Four weeks ago, we were talking about Wolves being drawn against a Blackburn side they hadn’t faced in the FA Cup since the 1960 final.
Now the spotlight is on a tie against a club they haven’t met in the competition for the small matter of 68 seasons – and what an inglorious Molineux occasion that was!
Not only did Third Division South Bournemouth beat the side who would win the League title for the next two seasons but they provided a photographer’s dream image after match-winner Reg Cutler had injured himself in bringing down the post on a run towards goal.
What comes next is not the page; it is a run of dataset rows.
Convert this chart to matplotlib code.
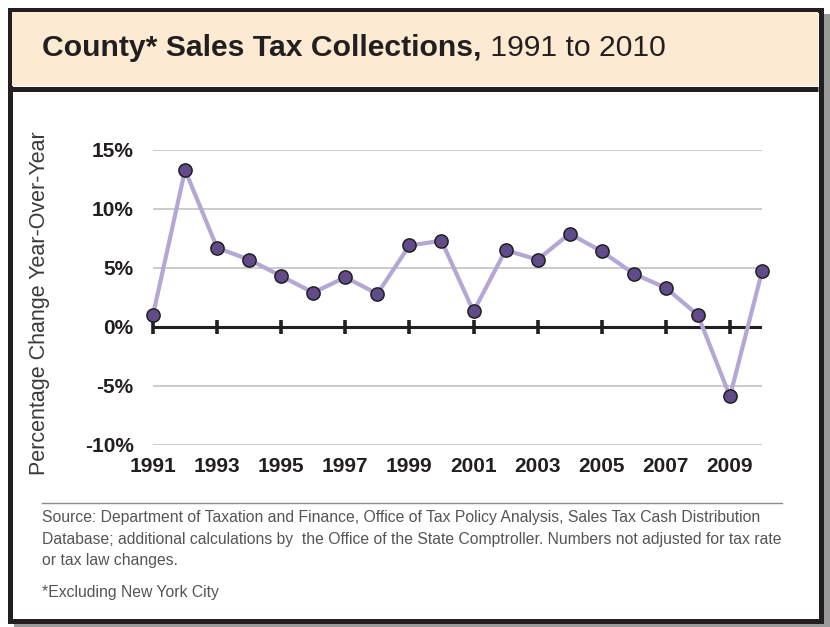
import matplotlib.pyplot as plt
from matplotlib.patches import Rectangle

plt.rcParams["font.family"] = ["Liberation Sans", "DejaVu Sans"]

# Year-over-year change in county sales tax collections (%)
years = list(range(1991, 2011))
pct_change = [1.0, 13.3, 6.7, 5.7, 4.3, 2.9, 4.2, 2.8, 6.9, 7.3,
              1.3, 6.5, 5.7, 7.9, 6.4, 4.5, 3.3, 1.0, -5.9, 4.7]
tick_years = list(range(1991, 2010, 2))
y_ticks = [15, 10, 5, 0, -5, -10]

title_bold = "County* Sales Tax Collections,"
title_rest = " 1991 to 2010"
y_label = "Percentage Change Year-Over-Year"
source_note = ("Source: Department of Taxation and Finance, Office of Tax Policy Analysis, Sales Tax Cash Distribution\n"
               "Database; additional calculations by  the Office of the State Comptroller. Numbers not adjusted for tax rate\n"
               "or tax law changes.")
nyc_note = "*Excluding New York City"

W, H = 830, 627
fig = plt.figure(figsize=(W / 100, H / 100), dpi=100)

# background frame, drawn in pixel units
bg = fig.add_axes([0, 0, 1, 1])
bg.set_xlim(0, W)
bg.set_ylim(H, 0)
bg.axis("off")
bg.add_patch(Rectangle((14, 14), 816, 613, facecolor="#9a9a9a", edgecolor="none"))
bg.add_patch(Rectangle((9.5, 9.5), 811, 611, facecolor="white", edgecolor="#231f20", lw=3.6))
bg.add_patch(Rectangle((12, 12), 806, 74, facecolor="#fcebd2", edgecolor="none"))
bg.plot([12, 818], [88.5, 88.5], color="#231f20", lw=3.6, solid_capstyle="butt")
bg.plot([42, 782], [503, 503], color="#8c8c8c", lw=1.0)

# title: bold part followed by regular part
t = bg.text(42, 48, title_bold, fontsize=21.7, fontweight="bold", color="#231f20",
            va="center", ha="left")
fig.canvas.draw()
x_end = bg.transData.inverted().transform(t.get_window_extent().p1)[0]
bg.text(x_end, 48, title_rest, fontsize=21.7, color="#231f20", va="center", ha="left")

bg.text(42, 510, source_note, fontsize=11.3, color="#555555", va="top", ha="left",
        linespacing=1.55)
bg.text(42, 592, nyc_note, fontsize=11.3, color="#555555", va="center", ha="left")
bg.text(40, 303, y_label, fontsize=15.5, color="#3a3a3a", rotation=90,
        va="center", ha="center")

# chart area
ax = fig.add_axes([153 / W, 1 - 444.7 / H, (762 - 153) / W, (444.7 - 150) / H])
ax.set_xlim(1991, 2010)
ax.set_ylim(-10, 15)
for s in ax.spines.values():
    s.set_visible(False)
for v in y_ticks:
    if v != 0:
        ax.axhline(v, color="#bdbdbd", lw=1.1, zorder=1)
ax.axhline(0, color="#231f20", lw=2.2, zorder=2)
ax.plot(tick_years, [0] * len(tick_years), ls="none", marker="|", ms=10,
        mew=2.6, color="#231f20", zorder=2, clip_on=False)

ax.plot(years, pct_change, color="#b4a7d3", lw=3, zorder=3, clip_on=False)
ax.plot(years, pct_change, ls="none", marker="o", ms=9.5, mfc="#604c8a",
        mec="#231f20", mew=1.1, zorder=4, clip_on=False)

ax.set_yticks(y_ticks)
ax.set_yticklabels([f"{v}%" for v in y_ticks], fontsize=15, fontweight="bold",
                   color="#231f20")
ax.set_xticks(tick_years)
ax.set_xticklabels([str(y) for y in tick_years], fontsize=15, fontweight="bold",
                   color="#231f20")
ax.tick_params(length=0, axis="y", pad=14)
ax.tick_params(length=0, axis="x", pad=8.5)

fig.savefig("out.png", dpi=100)
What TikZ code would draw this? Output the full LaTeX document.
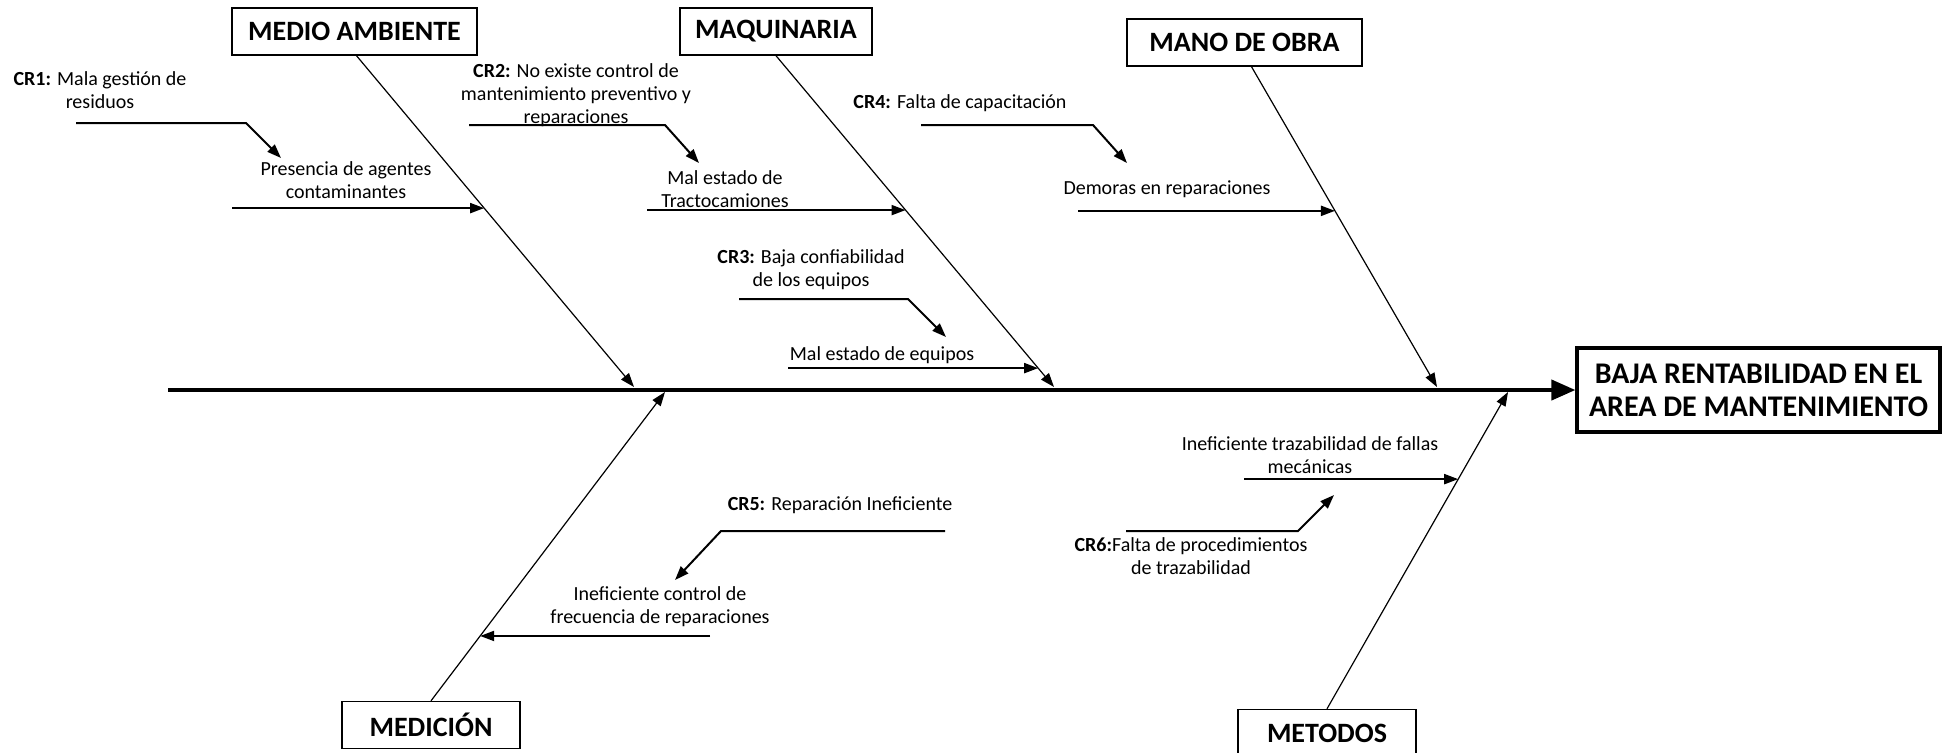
\documentclass[tikz,border=0pt]{standalone}
\usepackage{fontspec}
\setmainfont{Carlito}
\usetikzlibrary{arrows.meta,calc}

\begin{document}
\begin{tikzpicture}[x=0.5pt, y=-0.5pt,
    cat/.style={draw, line width=0.7pt, font=\fontsize{14}{16}\selectfont\bfseries, minimum height=23.5pt, inner sep=2pt},
    txt/.style={align=center, font=\fontsize{10}{11.5}\selectfont, inner sep=0pt},
    bone/.style={line width=0.6pt, -{Triangle[length=7pt,width=5pt]}},
    sub/.style={line width=1pt, -{Triangle[length=7pt,width=5pt]}}]
  \useasboundingbox (0,0) rectangle (1944,752);

  % efecto y espina
  \node[draw, line width=1.6pt, font=\fontsize{15}{16.5}\selectfont\bfseries, align=center, minimum width=181.5pt, minimum height=42pt, inner sep=2pt] (efecto) at (1758.5,390) {BAJA RENTABILIDAD EN EL\\AREA DE MANTENIMIENTO};
  \coordinate (cola) at (168,390);
  \draw[line width=2pt, -{Triangle[length=12pt,width=10pt]}] (cola) -- (efecto.west);

  % categorias
  \node[cat, minimum width=122.5pt] (ma) at (354.5,31.5) {MEDIO AMBIENTE};
  \node[cat, minimum width=96pt] (maq) at (776,31.5) {MAQUINARIA};
  \node[cat, minimum width=117.5pt] (mo) at (1244.5,42.5) {MANO DE OBRA};
  \node[cat, minimum width=89pt] (med) at (431,725) {MEDICIÓN};
  \node[cat, minimum width=89pt] (met) at (1327,733) {METODOS};

  \coordinate (maP) at (634,387);
  \coordinate (maqP) at (1054,387);
  \coordinate (moP) at (1437,387);
  \coordinate (medP) at (665,392);
  \coordinate (metP) at (1508,392);

  \draw[bone] ([xshift=1pt]ma.south) -- (maP);
  \draw[bone] (maq.south) -- (maqP);
  \draw[bone] ([xshift=3.5pt]mo.south) -- (moP);
  \draw[bone] (med.north) -- (medP);
  \draw[bone] (met.north) -- (metP);

  % causas
  \node[txt] (pres) at (346,180) {Presencia de agentes\\contaminantes};
  \node[txt] (tracto) at (725,189) {Mal estado de\\Tractocamiones};
  \node[txt] (demoras) at (1167,189) {Demoras en reparaciones};
  \node[txt] (equipos) at (882,355) {Mal estado de equipos};
  \node[txt] (ctrl) at (660,607) {Ineficiente control de\\frecuencia de reparaciones};
  \node[txt] (traz) at (1310,455) {Ineficiente trazabilidad de fallas\\mecánicas};

  \coordinate (m1) at ($([xshift=1pt]ma.south)!0.46!(maP)$);
  \coordinate (m2) at ($(maq.south)!0.466!(maqP)$);
  \coordinate (m3) at ($(maq.south)!0.943!(maqP)$);
  \coordinate (m4) at ($([xshift=3.5pt]mo.south)!0.45!(moP)$);
  \coordinate (m5) at ($(med.north)!0.21!(medP)$);
  \coordinate (m6) at ($(met.north)!0.725!(metP)$);

  \draw[sub] (232,0 |- m1) -- (m1);
  \draw[sub] (647,0 |- m2) -- (m2);
  \draw[sub] (788,0 |- m3) -- (m3);
  \draw[sub] (1078,0 |- m4) -- (m4);
  \draw[sub] (710,0 |- m5) -- (m5);
  \draw[sub] (1244,0 |- m6) -- (m6);

  % causas raiz
  \node[txt] (cr1) at (100,90) {\textbf{CR1:} Mala gestión de\\residuos};
  \node[txt] (cr2) at (576,95) {\textbf{CR2:} No existe control de\\mantenimiento preventivo y\\reparaciones};
  \node[txt] (cr4) at (960,103) {\textbf{CR4:} Falta de capacitación};
  \node[txt] (cr3) at (811,270) {\textbf{CR3:} Baja confiabilidad\\de los equipos};
  \node[txt] (cr5) at (840,505) {\textbf{CR5:} Reparación Ineficiente};
  \node[txt] (cr6) at (1191,556) {\textbf{CR6:}Falta de procedimientos\\de trazabilidad};

  \coordinate (r1) at (76,123);   \coordinate (t1) at (281,158);
  \coordinate (r2) at (469,125);  \coordinate (t2) at (699,163);
  \coordinate (r4) at (921,125);  \coordinate (t4) at (1127,163);
  \coordinate (r3) at (739,299);  \coordinate (t3) at (946,337);
  \coordinate (r5) at (945,531);  \coordinate (t5) at (675,580);
  \coordinate (r6) at (1126,531); \coordinate (t6) at (1334,495);

  \draw[sub] (r1) -- ++(170,0) -- (t1);
  \draw[sub] (r2) -- ++(196,0) -- (t2);
  \draw[sub] (r4) -- ++(172,0) -- (t4);
  \draw[sub] (r3) -- ++(169,0) -- (t3);
  \draw[sub] (r5) -- ++(-224,0) -- (t5);
  \draw[sub] (r6) -- ++(172,0) -- (t6);
\end{tikzpicture}
\end{document}
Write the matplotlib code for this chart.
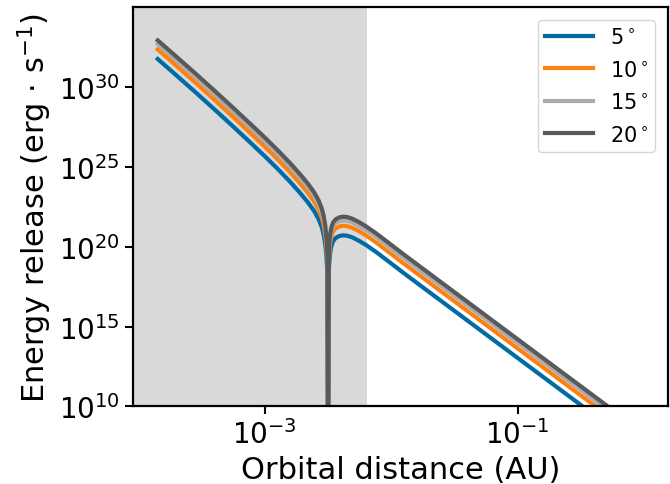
import numpy as np
import matplotlib
matplotlib.use("Agg")
import matplotlib.pyplot as plt

# log10 of orbital distance (AU)
log_dist = [-3.847, -3.70, -3.55, -3.40, -3.25, -3.10, -3.00, -2.90, -2.80, -2.72,
            -2.66, -2.61, -2.575, -2.55, -2.535, -2.522, -2.512, -2.505, -2.499, -2.493,
            -2.485, -2.475, -2.46, -2.44, -2.41, -2.38, -2.35, -2.31, -2.26, -2.20,
            -2.12, -2.02, -1.90, -1.70, -1.40, -1.10, -0.80, -0.50, -0.25, 0.0]

# log10 of energy release (erg/s) for each inclination
log_e5 = [31.77, 30.75, 29.70, 28.63, 27.54, 26.43, 25.68, 24.90, 24.08, 23.37,
          22.80, 22.25, 21.75, 21.25, 20.80, 20.20, 19.40, 18.40, 5.00, 18.60,
          19.50, 20.00, 20.35, 20.55, 20.68, 20.72, 20.70, 20.60, 20.40, 20.12,
          19.68, 19.08, 18.35, 17.17, 15.40, 13.63, 11.86, 10.09, 8.62, 7.15]
log_e10 = [32.37, 31.35, 30.30, 29.23, 28.14, 27.03, 26.28, 25.50, 24.68, 23.97,
           23.40, 22.85, 22.35, 21.85, 21.40, 20.80, 20.00, 19.00, 5.00, 19.20,
           20.10, 20.60, 20.95, 21.15, 21.28, 21.32, 21.30, 21.20, 21.00, 20.72,
           20.28, 19.68, 18.95, 17.77, 16.00, 14.23, 12.46, 10.69, 9.22, 7.75]
log_e15 = [32.71, 31.69, 30.64, 29.57, 28.48, 27.37, 26.62, 25.84, 25.02, 24.31,
           23.74, 23.19, 22.69, 22.19, 21.74, 21.14, 20.34, 19.34, 5.00, 19.54,
           20.44, 20.94, 21.29, 21.49, 21.62, 21.66, 21.64, 21.54, 21.34, 21.06,
           20.62, 20.02, 19.29, 18.11, 16.34, 14.57, 12.80, 11.03, 9.56, 8.09]
log_e20 = [32.94, 31.92, 30.87, 29.80, 28.71, 27.60, 26.85, 26.07, 25.25, 24.54,
           23.97, 23.42, 22.92, 22.42, 21.97, 21.37, 20.57, 19.57, 5.00, 19.77,
           20.67, 21.17, 21.52, 21.72, 21.85, 21.89, 21.87, 21.77, 21.57, 21.29,
           20.85, 20.25, 19.52, 18.34, 16.57, 14.80, 13.03, 11.26, 9.79, 8.32]

labels = ["5$^\\circ$", "10$^\\circ$", "15$^\\circ$", "20$^\\circ$"]
colors = ["#006BA4", "#FF800E", "#ABABAB", "#595959"]
shade_edge = 10 ** -2.189

fig = plt.figure(figsize=(6.7, 4.85), dpi=100)
ax = fig.add_axes([0.199, 0.160, 0.798, 0.8225])

x = 10 ** np.array(log_dist)
for ys, lab, c in zip([log_e5, log_e10, log_e15, log_e20], labels, colors):
    ax.plot(x, 10 ** np.array(ys), color=c, lw=3, label=lab,
            solid_joinstyle="round")

ax.axvspan(1e-6, shade_edge, color="#d9d9d9", zorder=0, lw=0)

ax.set_xscale("log")
ax.set_yscale("log")
ax.set_xlim(10 ** -4.04, 10 ** 0.19)
ax.set_ylim(1e10, 1e35)
ax.set_xticks([1e-3, 1e-1])
ax.set_yticks([1e10, 1e15, 1e20, 1e25, 1e30])
ax.minorticks_off()
ax.tick_params(labelsize=20, length=6, width=1.5)
for s in ax.spines.values():
    s.set_linewidth(1.6)

ax.set_xlabel("Orbital distance (AU)", fontsize=22)
ax.set_ylabel("Energy release (erg $\\cdot$ s$^{-1}$)", fontsize=22)
ax.legend(loc="upper right", fontsize=15, handlelength=2.3,
          labelspacing=0.6, borderpad=0.35, borderaxespad=0.6)

fig.savefig("out.png", dpi=100)
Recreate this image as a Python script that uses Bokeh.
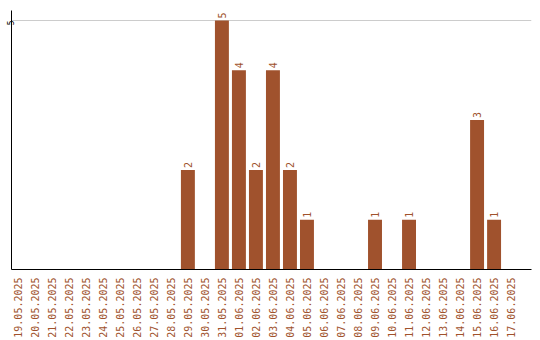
import math
from bokeh.plotting import figure
from bokeh.models import ColumnDataSource, Range1d, FixedTicker
from bokeh.core.properties import value
from bokeh.embed import file_html
from bokeh.resources import INLINE

dates = ["19.05.2025", "20.05.2025", "21.05.2025", "22.05.2025", "23.05.2025",
         "24.05.2025", "25.05.2025", "26.05.2025", "27.05.2025", "28.05.2025",
         "29.05.2025", "30.05.2025", "31.05.2025", "01.06.2025", "02.06.2025",
         "03.06.2025", "04.06.2025", "05.06.2025", "06.06.2025", "07.06.2025",
         "08.06.2025", "09.06.2025", "10.06.2025", "11.06.2025", "12.06.2025",
         "13.06.2025", "14.06.2025", "15.06.2025", "16.06.2025", "17.06.2025"]
counts = [0, 0, 0, 0, 0, 0, 0, 0, 0, 0,
          2, 0, 5, 4, 2, 4, 2, 1, 0, 0,
          0, 1, 0, 1, 0, 0, 0, 3, 1, 0]
y_ticks = [5]

BROWN = "#A0522D"
FONT = "DejaVu Sans Mono"

idx = list(range(len(dates)))
src = ColumnDataSource(dict(x=idx, y=counts))
lab_x = [i for i, c in zip(idx, counts) if c > 0]
lab_y = [c for c in counts if c > 0]
lab_src = ColumnDataSource(dict(x=lab_x, y=lab_y, t=[str(c) for c in lab_y]))

p = figure(width=540, height=340, output_backend="svg", toolbar_location=None,
           x_range=Range1d(-0.37, 30.2), y_range=Range1d(0, 5.2),
           min_border_left=0, min_border_right=9, min_border_top=10,
           min_border_bottom=70)
p.outline_line_color = None
p.background_fill_color = "white"
p.border_fill_color = "white"

p.vbar(x="x", top="y", width=0.82, bottom=0, source=src,
       fill_color=BROWN, line_color=None)

p.text(x="x", y="y", text="t", source=lab_src, angle=math.pi / 2,
       text_align="left", text_baseline="middle", y_offset=-2,
       text_font=value(FONT), text_font_size="10px", text_color=BROWN)

p.xgrid.grid_line_color = None
p.ygrid.grid_line_color = "#cccccc"
p.ygrid.ticker = FixedTicker(ticks=y_ticks)

xa = p.xaxis[0]
xa.ticker = FixedTicker(ticks=idx)
xa.major_label_overrides = {i: d for i, d in zip(idx, dates)}
xa.major_label_orientation = math.pi / 2
xa.major_label_text_font = FONT
xa.major_label_text_font_size = "10px"
xa.major_label_text_color = BROWN
xa.major_tick_line_color = None
xa.minor_tick_line_color = None
xa.major_tick_out = 0
xa.major_label_standoff = 8
xa.axis_line_color = "black"

ya = p.yaxis[0]
ya.ticker = FixedTicker(ticks=y_ticks)
ya.major_label_orientation = math.pi / 2
ya.major_label_text_font = FONT
ya.major_label_text_font_size = "8px"
ya.major_label_text_color = "black"
ya.major_tick_line_color = None
ya.minor_tick_line_color = None
ya.major_tick_out = 0
ya.major_tick_in = 0
ya.major_label_standoff = 1
ya.axis_line_color = "black"

open("out.html", "w").write(file_html(p, INLINE))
And the happenings of that late-January fourth-round afternoon in 1957 provided plenty as well for those who make their living behind a phone and typewriter rather than behind a lens.
That’s because the scorer of the only goal was a man of the Black Country – born in Rowley Regis and a former Albion man.
Much later, Reg Cutler even fathered a son, Gary, who spent several years on the Molineux playing staff without reaching the first team. Underlining the West Midlands football roots even more, the youngster grew up in a household in Penn in which the Cutler family provided digs over the years for Martin Patching, Gary Pierce, Mick Matthews, John Humphrey, Eddie Gould and Mick Collins.
So, as we start to contemplate Wolves’ first FA Cup clash with Bournemouth in nearly three-quarters of a century, we are also confronted by irony. The weekend before Cup combat (March 1 and 2), the same two sides meet in the Premier League at the Vitality Stadium.
This will be Wolves’ first FA Cup visit to what we used to call Dean Court since they won 2-1 there in the 1947-48 competition.
They have since lost a two-leg League Cup tie with these opponents (in 1998-99), Mark McGhee’s side drawing the away game 1-1 thanks to a Darren Ferguson equaliser and then being beaten 2-1 in the return a week later.
The long wait for a match-up with Bournemouth in this competition is nothing like as surprising as was the 65-year gap between ties against Blackburn. The Cherries have generally been much rarer opponents for Wolves over the decades, mainly because of being in separate divisions for long spells.
Tonight’s fifth-round draw broke another sequence of sorts….Wolves had been paired with clubs from the Championship six times out of ten in the two major knockouts, including the first two rounds of this season’s FA Cup and the clashes with Albion and Coventry last term.